The Soulful Moods of Marvin Gaye is the debut studio album by Marvin Gaye, released in 1961, and the second long-playing album (TM-221) released by Motown. The first was Hi... We're the Miracles (TM-220). It is most notable as the album that caused the first known struggle of Gaye's turbulent tenure with the label.

==Background==
Between his release from the U.S. Air Force in 1957 and signing with Motown Records's Tamla label in 1961, Marvin Gaye was struggling to find his identity in the music business. A long admirer of different forms of music from early rock 'n' roll, blues, jazz and doo-wop, Gaye sought to mix the styles of Nat King Cole, Billy Eckstine, Little Willie John and Jesse Belvin, first getting involved in groups such as the Marquees, which he joined following his honorable discharge from a tenure in the Air Forces, which soon replaced the original members of Harvey Fuqua's group The Moonglows under the moniker, Harvey and the New Moonglows, with Reese Palmer doing most of the leads though Gaye did take some lead vocal parts, including speaking in the intro and ending of the single, "The Twelve Months of the Year", and sung all lead in the song, "Mama Loochie". Both songs were released on the Chess label in 1959 and during this period the group sung background for notable Chess acts including Chuck Berry on the song "Almost Grown", and Etta James' "Chained to My Rocking Chair".

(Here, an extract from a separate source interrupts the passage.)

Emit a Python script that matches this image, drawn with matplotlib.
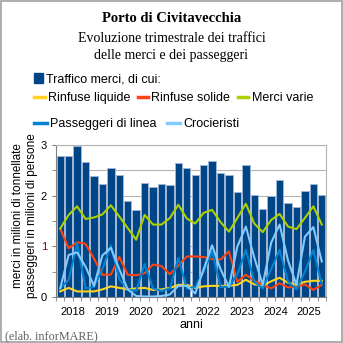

After living in Chicago for two years and following a tour in Detroit, Fuqua decided to split up the group and take Gaye with him to help get him work in the musically-developing city. Fuqua then signed Gaye to a contract with his Harvey and Tri-Phi Records and also assigned him to work with his then-girlfriend Gwen Gordy's Anna label. Gaye would do drumming work for acts on Tri-Phi and Harvey including, most notably, The Spinners, on their debut hit, "That's What Girls Are Made For".

In December 1960, Gaye introduced himself to Motown CEO Berry Gordy at Motown's annual Christmas party by playing piano and singing "Mr. Sandman". Gordy was impressed with Gaye and later began working out a negotiation deal with Fuqua to sign the young singer to Gordy's Motown empire. Fuqua agreed to sell 50% of his interest in Gaye to Gordy, which led to Gordy presenting Gaye with a lucrative deal, which he signed with the following month. Gaye was then assigned to Motown's Tamla label, for which he'd record with for the next 20 years. In the meantime, Gaye met and fell in love with one of Gordy's sisters, Anna Gordy and the couple would begin dating during the spring of 1961, marrying within a year.

==Recording and release==
Shortly after Gaye signed to Tamla, the label and the young singer soon clashed with musical direction. While the label was recording R&B music for teenagers, Marvin, who admired Nat King Cole and Ray Charles, wanted to record more "adult" music, including jazz and pop standards. Gaye had noted that Cole and Charles had found bigger success recording more adult music and after seeing that Charles had had success recording jazz music, rather than just R&B, he felt he could do similar. Gaye, who later admitted that growing up, he was told not to dance, also wanted to "sit on a stool and croon" rather than "shake my ass onstage" saying that his voice was what people paid attention to and not his dancing. After much push, Gaye finally was allowed to record an album of jazz standards with a compromise that he'd record a couple of songs with an R&B feel. Recording his vocals in a relaxed tone, Gaye also played drums and piano on the album while Berry Gordy oversaw much of the album's production. Anna Gordy was another collaborator, co-writing the R&B song "Never Let You Go (Sha-Lu-Bop)" for her boyfriend. The album was recorded over two weeks and was released on June 8, 1961. Before the release of his first single, the Berry Gordy-composed ballad "Let Your Conscience Be Your Guide", Gaye added an extra 'e' to his last name, to look "more professional".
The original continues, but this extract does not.